President Barack Obama has said the U.S. will take in about 10,000 Syrian refugees in the next year. Bentley, and a dozen other governors, however, are saying ‘no’ after it was discovered one of the principles involved in the Paris terrorist attacks last week entered France as a Syrian refugees.
“When you know that some of the people that are coming from that region have the potential to be terrorists, we can’t take a chance on that,” Bentley said Monday in Birmingham.
Conservatives support that stance.
“If we have a way to stop something knowingly now, there’s no reason we shouldn’t try to stop that,” said Terry Lathan of The
odore, the chairperson of the Alabama Republican Party.

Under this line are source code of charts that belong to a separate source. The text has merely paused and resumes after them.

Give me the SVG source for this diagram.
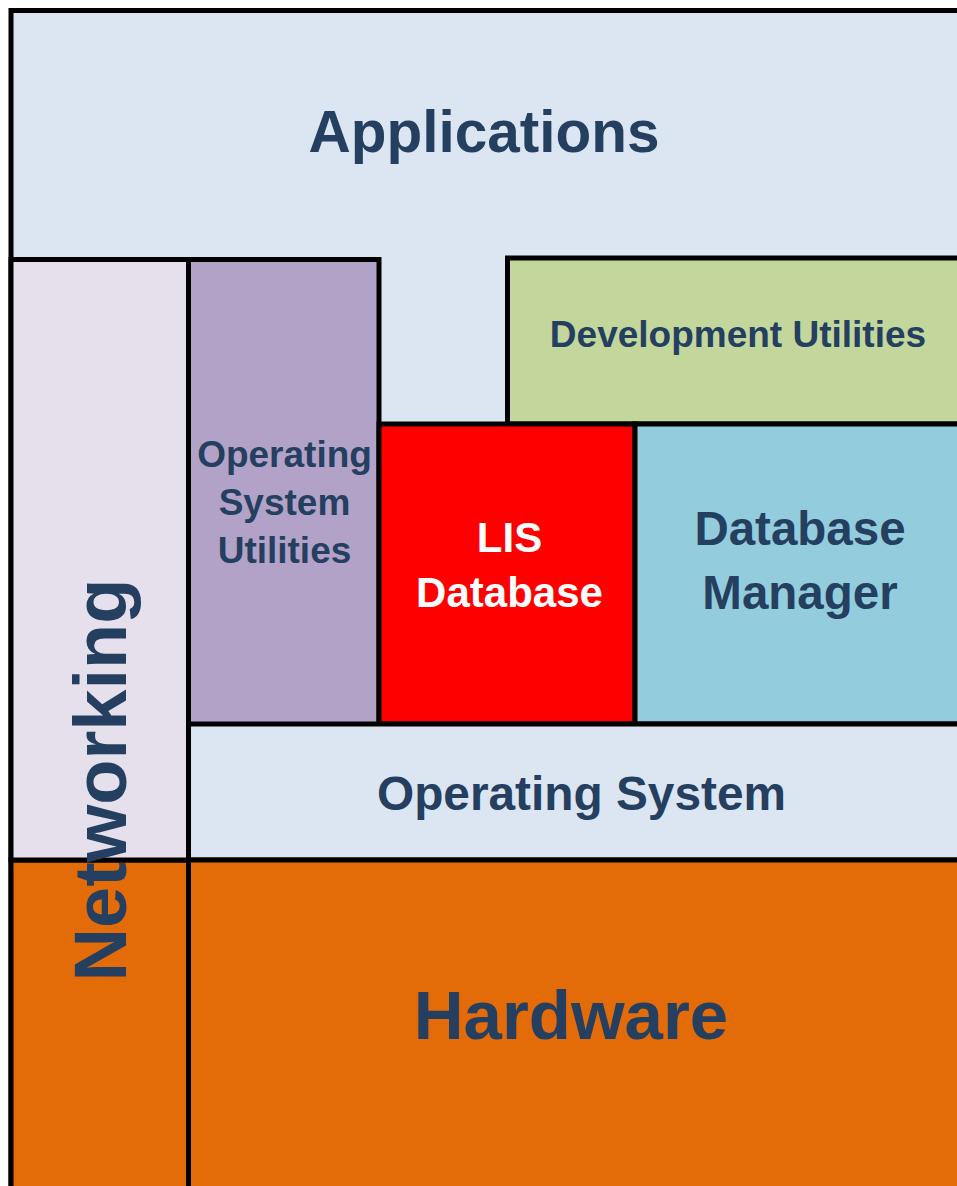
<svg xmlns="http://www.w3.org/2000/svg" width="957" height="1186" viewBox="0 0 957 1186">
  <style>
    .box { stroke: #000000; stroke-width: 5; }
    .lbl { font-family: "Liberation Sans", Arial, sans-serif; font-weight: bold; fill: #243f60; text-anchor: middle; }
    .lbl-w { font-family: "Liberation Sans", Arial, sans-serif; font-weight: bold; fill: #ffffff; text-anchor: middle; }
  </style>
  <rect width="957" height="1186" fill="#ffffff"/>

  <!-- top layer: applications -->
  <g id="applications">
    <rect class="box" x="11" y="10.5" width="1000" height="1250" fill="#dce6f2"/>
    <text class="lbl" x="484" y="152" font-size="58.5">Applications</text>
  </g>

  <g id="os-utilities">
    <rect class="box" x="188.5" y="259.5" width="190.5" height="465" fill="#b3a2c7"/>
    <text class="lbl" x="284.5" y="467" font-size="37">Operating</text>
    <text class="lbl" x="284.5" y="515" font-size="37">System</text>
    <text class="lbl" x="284.5" y="563" font-size="37">Utilities</text>
  </g>

  <g id="development-utilities">
    <rect class="box" x="507.5" y="258" width="500" height="166" fill="#c3d69b"/>
    <text class="lbl" x="738" y="347" font-size="37">Development Utilities</text>
  </g>

  <g id="lis-database">
    <rect class="box" x="379" y="424" width="256" height="300" fill="#ff0000"/>
    <text class="lbl-w" x="509.5" y="552" font-size="42">LIS</text>
    <text class="lbl-w" x="509.5" y="607" font-size="42">Database</text>
  </g>

  <g id="database-manager">
    <rect class="box" x="635" y="424" width="400" height="300" fill="#93cddd"/>
    <text class="lbl" x="800" y="545" font-size="47.5">Database</text>
    <text class="lbl" x="800" y="609" font-size="47.5">Manager</text>
  </g>

  <g id="operating-system">
    <rect class="box" x="188.5" y="724" width="800" height="136" fill="#dce6f2"/>
    <text class="lbl" x="581.5" y="810" font-size="47.8">Operating System</text>
  </g>

  <g id="hardware">
    <rect class="box" x="11" y="860" width="1000" height="400" fill="#e36c09"/>
    <line class="box" x1="188.5" y1="860" x2="188.5" y2="1200"/>
    <text class="lbl" x="571" y="1039" font-size="69">Hardware</text>
  </g>

  <!-- networking spans the side; its label runs down over the hardware layer -->
  <g id="networking">
    <rect class="box" x="11" y="259.5" width="177.5" height="600.5" fill="#e6e0ec"/>
    <text class="lbl" x="0" y="0" font-size="74" transform="translate(126 780) rotate(-90)">Networking</text>
  </g>

  <g id="connectors"></g>
</svg>
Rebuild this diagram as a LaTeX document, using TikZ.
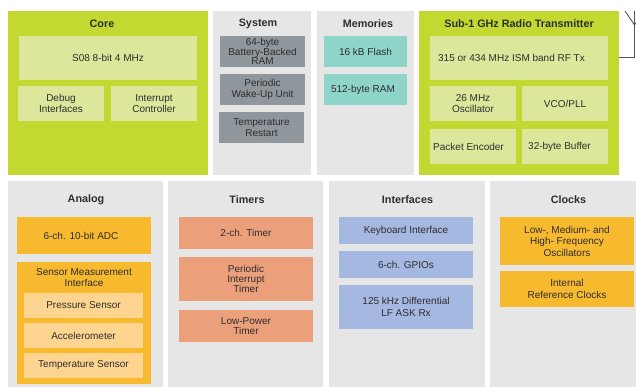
\documentclass[tikz,border=0pt]{standalone}
\usepackage{fontspec}
\setmainfont{Liberation Sans}
\definecolor{lime}{HTML}{C3D830}
\definecolor{limel}{HTML}{DDE79B}
\definecolor{panelg}{HTML}{E6E6E6}
\definecolor{sysg}{HTML}{8F969C}
\definecolor{teal}{HTML}{8ED4C8}
\definecolor{orng}{HTML}{F7B92E}
\definecolor{orngl}{HTML}{FDD590}
\definecolor{salm}{HTML}{EBA07B}
\definecolor{blu}{HTML}{A5B8E1}
\definecolor{txtc}{HTML}{2E2E2E}
\definecolor{antc}{HTML}{555555}
\tikzset{
  blk/.style={anchor=north west, inner sep=0pt, outer sep=0pt, draw=none, align=center,
    text=txtc, font=\fontsize{10}{10.5}\selectfont},
  ttl/.style={inner sep=0pt, text=txtc, font=\fontsize{10.8}{12}\selectfont\bfseries},
  lbl/.style={inner sep=0pt, align=center, text=txtc, font=\fontsize{10}{10.5}\selectfont},
  ant/.style={draw=antc, line width=0.9pt}
}
\begin{document}
\begin{tikzpicture}[x=1pt,y=-1pt]
\useasboundingbox[fill=white] (0,0) rectangle (636,387);
% ---------- top row ----------
\node[blk, fill=lime, minimum width=200pt, minimum height=164pt] (core) at (8,11) {};
\node[ttl] (coret) at (102,23.5) {Core};
\node[blk, fill=limel, minimum width=178pt, minimum height=44pt] (s08) at (19,36) {S08 8-bit 4 MHz};
\node[blk, fill=limel, minimum width=86pt, minimum height=35pt] (dbg) at (18,86) {Debug\\Interfaces};
\node[blk, fill=limel, minimum width=86pt, minimum height=35pt] (irq) at (111,86) {Interrupt\\Controller};

\node[blk, fill=panelg, minimum width=98pt, minimum height=164pt] (sys) at (213,11) {};
\node[ttl] (syst) at (258,23.5) {System};
\node[blk, fill=sysg, minimum width=85pt, minimum height=31pt, font=\fontsize{10}{9.3}\selectfont] (bbram) at (220,36) {64-byte\\Battery-Backed\\RAM};
\node[blk, fill=sysg, minimum width=85pt, minimum height=31pt, font=\fontsize{10}{11}\selectfont] (wake) at (220,74) {Periodic\\Wake-Up Unit};
\node[blk, fill=sysg, minimum width=85pt, minimum height=31pt, font=\fontsize{10}{11.5}\selectfont] (trst) at (219,112) {Temperature\\Restart};

\node[blk, fill=panelg, minimum width=97pt, minimum height=164pt] (mem) at (317,11) {};
\node[ttl] (memt) at (368,23.5) {Memories};
\node[blk, fill=teal, minimum width=83pt, minimum height=31pt] (flash) at (324,36) {16 kB Flash};
\node[blk, fill=teal, minimum width=83pt, minimum height=31pt] (ram) at (324,74) {512-byte RAM\hspace{5pt}};

\node[blk, fill=lime, minimum width=200pt, minimum height=164pt] (radio) at (419,11) {};
\node[ttl] (radiot) at (519,23.5) {Sub-1 GHz Radio Transmitter};
\node[blk, fill=limel, minimum width=178pt, minimum height=44pt] (rftx) at (430,36) {315 or 434 MHz ISM band RF Tx\hspace{15pt}};
\node[blk, fill=limel, minimum width=86pt, minimum height=35pt] (osc) at (430,86) {26 MHz\\Oscillator};
\node[blk, fill=limel, minimum width=86pt, minimum height=35pt] (vco) at (522,86) {VCO/PLL};
\node[blk, fill=limel, minimum width=86pt, minimum height=35pt] (penc) at (430,129) {Packet Encoder\hspace{9pt}};
\node[blk, fill=limel, minimum width=86pt, minimum height=35pt] (buf) at (522,129) {32-byte Buffer\hspace{11pt}};

% antenna
\coordinate (a1) at (634.5,57);
\coordinate (a2) at (634.5,25);
\coordinate (a3) at (634.5,11);
\coordinate (a4) at (625,11);
\coordinate (a5) at (644,11);
\draw[ant] (radio.east |- a1) -- (a1) -- (a3);
\draw[ant] (a4) -- (a2) -- (a5);

% ---------- bottom row ----------
\node[blk, fill=panelg, minimum width=155pt, minimum height=210pt] (ana) at (8,181) {};
\node[ttl] (anat) at (86,199.5) {Analog};
\node[blk, fill=orng, minimum width=134pt, minimum height=37pt] (adc) at (17,217) {6-ch. 10-bit ADC\hspace{6pt}};
\node[blk, fill=orng, minimum width=134pt, minimum height=122pt] (smi) at (17,262) {};
\node[lbl, font=\fontsize{10}{11.5}\selectfont] (smit) at (84,277.5) {Sensor Measurement\\Interface};
\node[blk, fill=orngl, minimum width=119pt, minimum height=25pt] (pres) at (24,293) {Pressure Sensor};
\node[blk, fill=orngl, minimum width=119pt, minimum height=25pt] (accel) at (24,323) {Accelerometer};
\node[blk, fill=orngl, minimum width=119pt, minimum height=25pt] (tsen) at (24,353) {Temperature Sensor};

\node[blk, fill=panelg, minimum width=155pt, minimum height=210pt] (tim) at (168,181) {};
\node[ttl] (timt) at (247,199.5) {Timers};
\node[blk, fill=salm, minimum width=134pt, minimum height=32pt] (t2ch) at (179,217) {2-ch. Timer};
\node[blk, fill=salm, minimum width=134pt, minimum height=44pt, font=\fontsize{10}{10}\selectfont] (pit) at (179,257) {Periodic\\Interrupt\\Timer};
\node[blk, fill=salm, minimum width=134pt, minimum height=32pt] (lpt) at (179,310) {Low-Power\\Timer};

\node[blk, fill=panelg, minimum width=156pt, minimum height=210pt] (intf) at (329,181) {};
\node[ttl] (intft) at (407.5,199.5) {Interfaces};
\node[blk, fill=blu, minimum width=134pt, minimum height=27pt] (kbi) at (339,217) {Keyboard Interface};
\node[blk, fill=blu, minimum width=134pt, minimum height=27pt] (gpio) at (339,251) {6-ch. GPIOs};
\node[blk, fill=blu, minimum width=134pt, minimum height=44pt, font=\fontsize{10}{11.5}\selectfont] (lf) at (339,285) {125 kHz Differential\\LF ASK Rx};

\node[blk, fill=panelg, minimum width=150pt, minimum height=210pt] (clk) at (490,181) {};
\node[ttl] (clkt) at (568.5,199.5) {Clocks};
\node[blk, fill=orng, minimum width=134pt, minimum height=48pt, font=\fontsize{10}{11.5}\selectfont] (osci) at (500,217) {Low-, Medium- and\\High- Frequency\\Oscillators};
\node[blk, fill=orng, minimum width=134pt, minimum height=36pt, font=\fontsize{10}{11.5}\selectfont] (irc) at (500,271) {Internal\\Reference Clocks};
\end{tikzpicture}
\end{document}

A Mobile immigration lawyer, however, says this is a federal issue, whether the governor likes it or not.
“The federal government is in charge of who comes to the U.S.,” said Michael Tonder.
“I don’t know if a governor can stand on a border and say ‘person, you can’t come in.’ So I don’t think it’s plausible.”
Alabama has a very small refugee population, most from Iraq. 445 Iraqi refugees from that nation have settled in Alabama in the last nine years.
According to the Migration Policy Institute, Alabama also has a small population of people born in the Middle East.
162,000 people who were born in another country live in Alabama – 3.4-percent of the population. More than half are from Latin America. Just 2.4-percent, or about four-thousand people, are from the Middle East.
About 500 students from the Middle East attend the University of South Alabama… mostly from Saudi Arabia and Kuwait. Just five Syrians attend USA.
Alabama’s and Mobile’s Muslim population is also small. There are five mosques located in Mobile County according to the Association of Statisticians of American Religious Bodies. Statewide there are about 10,000 Muslims – 2-percent of the overall population. In Mobile, there are about 1,500 Muslims.